# '96 Yamaha 25HP 2stroke - Backfiring/lean sneeze?



## marlin3030 (Sep 17, 2014)

I just bought a boat that has a 25hp Yamaha. it's a pull start and starts super easy but no matter what rpm it has a slight backfire. It never dies but the "cough" doesn't get better as rpm's increase. So far i've changed the spark plugs, and cleaned both carbs. I even tried seeing if i had an issue with one of the ignition coils. I can pull the plug wire off the top cylinder and it dies. I can pull the plug wire on the bottom cylinder and it keeps running on one cylinder no problem. I switched the coils and it's that same way. So i think i've narrowed the problem down to the bottom cylinder but i don't know where to go from here. I haven't tried adjusting the idle screws yet, but i might give that a try tomorrow since it sounds more like a lean sneeze. The only other thing i can think of is the CDI unit. What are the chances that the CDI unit is starting to go out?

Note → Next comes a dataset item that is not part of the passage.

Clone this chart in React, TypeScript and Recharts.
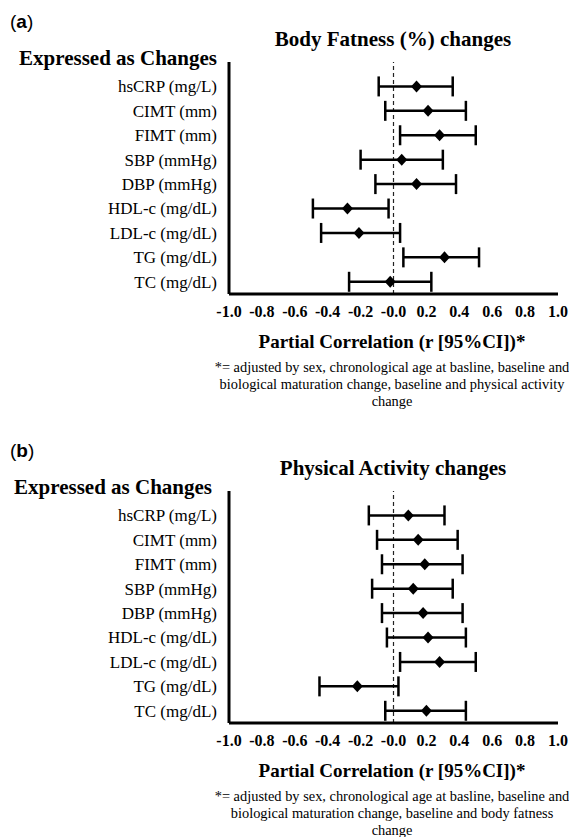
import React from 'react';
import { ScatterChart, Scatter, XAxis, YAxis, ErrorBar, ReferenceLine } from 'recharts';

const categories = [
  'hsCRP (mg/L)',
  'CIMT (mm)',
  'FIMT (mm)',
  'SBP (mmHg)',
  'DBP (mmHg)',
  'HDL-c (mg/dL)',
  'LDL-c (mg/dL)',
  'TG (mg/dL)',
  'TC (mg/dL)',
];

// Panel (a): Body Fatness (%) changes
const fatnessR = [0.14, 0.21, 0.28, 0.05, 0.14, -0.28, -0.21, 0.31, -0.02];
const fatnessLow = [-0.09, -0.05, 0.04, -0.2, -0.11, -0.49, -0.44, 0.06, -0.27];
const fatnessHigh = [0.36, 0.44, 0.5, 0.3, 0.38, -0.03, 0.04, 0.52, 0.23];

// Panel (b): Physical Activity changes
const activityR = [0.09, 0.15, 0.19, 0.12, 0.18, 0.21, 0.28, -0.22, 0.2];
const activityLow = [-0.15, -0.1, -0.07, -0.13, -0.07, -0.04, 0.04, -0.45, -0.05];
const activityHigh = [0.31, 0.39, 0.42, 0.36, 0.42, 0.44, 0.5, 0.03, 0.44];

const xTicks = [-1, -0.8, -0.6, -0.4, -0.2, 0, 0.2, 0.4, 0.6, 0.8, 1];
const xTickLabels = ['-1.0', '-0.8', '-0.6', '-0.4', '-0.2', '-0.0', '0.2', '0.4', '0.6', '0.8', '1.0'];
const yTicks = [1, 2, 3, 4, 5, 6, 7, 8, 9];

const panelA = {
  letter: 'a',
  title: 'Body Fatness (%) changes',
  exprRight: 217,
  note: [
    '*= adjusted by sex, chronological age at basline, baseline and',
    'biological maturation change, baseline and physical activity',
    'change',
  ],
};
const panelB = {
  letter: 'b',
  title: 'Physical Activity changes',
  exprRight: 212,
  note: [
    '*= adjusted by sex, chronological age at basline, baseline and',
    'biological maturation change, baseline and body fatness',
    'change',
  ],
};

const SERIF = '"Liberation Serif", "Times New Roman", Times, serif';
const SANS = '"Liberation Sans", Arial, Helvetica, sans-serif';

function buildRows(r: number[], low: number[], high: number[]) {
  return categories.map((c, i) => ({
    name: c,
    pos: i + 1,
    r: r[i],
    err: [r[i] - low[i], high[i] - r[i]],
  }));
}

const Diamond = (props: any) => {
  const { cx, cy } = props;
  if (cx == null || cy == null) return null;
  return (
    <path
      d={`M${cx},${cy - 6} L${cx + 5.5},${cy} L${cx},${cy + 6} L${cx - 5.5},${cy} Z`}
      fill="#000"
    />
  );
};

const XTick = (props: any) => {
  const { x, y, payload } = props;
  const i = xTicks.findIndex((t) => Math.abs(t - payload.value) < 1e-9);
  return (
    <text x={x} y={y} dy={23} textAnchor="middle" fontFamily={SERIF} fontWeight={700} fontSize={16} fill="#000">
      {i >= 0 ? xTickLabels[i] : payload.value}
    </text>
  );
};

const YTick = (props: any) => {
  const { x, y, payload } = props;
  return (
    <text x={x} y={y} dy="0.35em" textAnchor="end" fontFamily={SERIF} fontSize={17} fill="#000">
      {categories[payload.value - 1]}
    </text>
  );
};

const abs = (left: number, top: number, extra: React.CSSProperties = {}): React.CSSProperties => ({
  position: 'absolute',
  left,
  top,
  whiteSpace: 'nowrap',
  color: '#000',
  margin: 0,
  ...extra,
});

function Panel({ top, info, rows }: { top: number; info: typeof panelA; rows: ReturnType<typeof buildRows> }) {
  return (
    <div style={{ position: 'absolute', left: 0, top, width: 569, height: 420 }}>
      <div style={abs(10, 22 - 12, { fontFamily: SANS, fontSize: 19, lineHeight: '24px' })}>
        (<b>{info.letter}</b>)
      </div>
      <div
        style={abs(193, 39 - 12, {
          width: 400,
          textAlign: 'center',
          fontFamily: SERIF,
          fontWeight: 700,
          fontSize: 21,
          lineHeight: '24px',
        })}
      >
        {info.title}
      </div>
      <div
        style={abs(0, 58 - 12, {
          width: info.exprRight,
          textAlign: 'right',
          fontFamily: SERIF,
          fontWeight: 700,
          fontSize: 21,
          lineHeight: '24px',
        })}
      >
        Expressed as Changes
      </div>
      <ScatterChart width={569} height={420} margin={{ top: 62, right: 11, bottom: 96, left: 0 }}>
        <XAxis
          type="number"
          dataKey="r"
          domain={[-1, 1]}
          ticks={xTicks}
          interval={0}
          allowDataOverflow
          tickLine={false}
          tickSize={0}
          tickMargin={0}
          height={30}
          axisLine={{ stroke: '#000', strokeWidth: 3 }}
          tick={<XTick />}
        />
        <YAxis
          type="number"
          dataKey="pos"
          domain={[0, 9.5]}
          reversed
          ticks={yTicks}
          interval={0}
          allowDataOverflow
          tickLine={false}
          tickSize={0}
          tickMargin={12}
          width={229}
          axisLine={{ stroke: '#000', strokeWidth: 3 }}
          tick={<YTick />}
        />
        <ReferenceLine x={0} stroke="#222" strokeWidth={1.2} strokeDasharray="4 3" />
        <Scatter data={rows} shape={<Diamond />} isAnimationActive={false}>
          <ErrorBar dataKey="err" direction="x" width={10} strokeWidth={2.5} stroke="#000" isAnimationActive={false} />
        </Scatter>
      </ScatterChart>
      <div
        style={abs(192, 342 - 12, {
          width: 400,
          textAlign: 'center',
          fontFamily: SERIF,
          fontWeight: 700,
          fontSize: 19,
          lineHeight: '24px',
        })}
      >
        Partial Correlation (r [95%CI])*
      </div>
      {info.note.map((line, i) => (
        <div
          key={i}
          style={abs(192, 367 + i * 17 - 9, {
            width: 400,
            textAlign: 'center',
            fontFamily: SERIF,
            fontSize: 14.4,
            lineHeight: '18px',
          })}
        >
          {line}
        </div>
      ))}
    </div>
  );
}

export default function App() {
  const rowsA = buildRows(fatnessR, fatnessLow, fatnessHigh);
  const rowsB = buildRows(activityR, activityLow, activityHigh);
  return (
    <div style={{ position: 'absolute', left: 0, top: 0, width: 569, height: 837, background: '#fff', overflow: 'hidden' }}>
      <Panel top={0} info={panelA} rows={rowsA} />
      <Panel top={429} info={panelB} rows={rowsB} />
    </div>
  );
}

Thanks in advance!


----------



## kofkorn (Sep 18, 2014)

There are a couple of possibilities:

1) lower carb is still not clean enough yet - I'd say that this is not likely the issue, as it is happening through the full RPM range, and you already went through them. Usually lean sneezes happen on the idle side of the carb, as the orifice is much smaller. Once you get to WOT, the main jet takes over, and the orifice is much larger, with fewer blockages

2) Timing issue - It may not be a lean sneeze but more of a back fire due to a timing firing issue. Again not likely, as it seems that your top cylinder is working ok. 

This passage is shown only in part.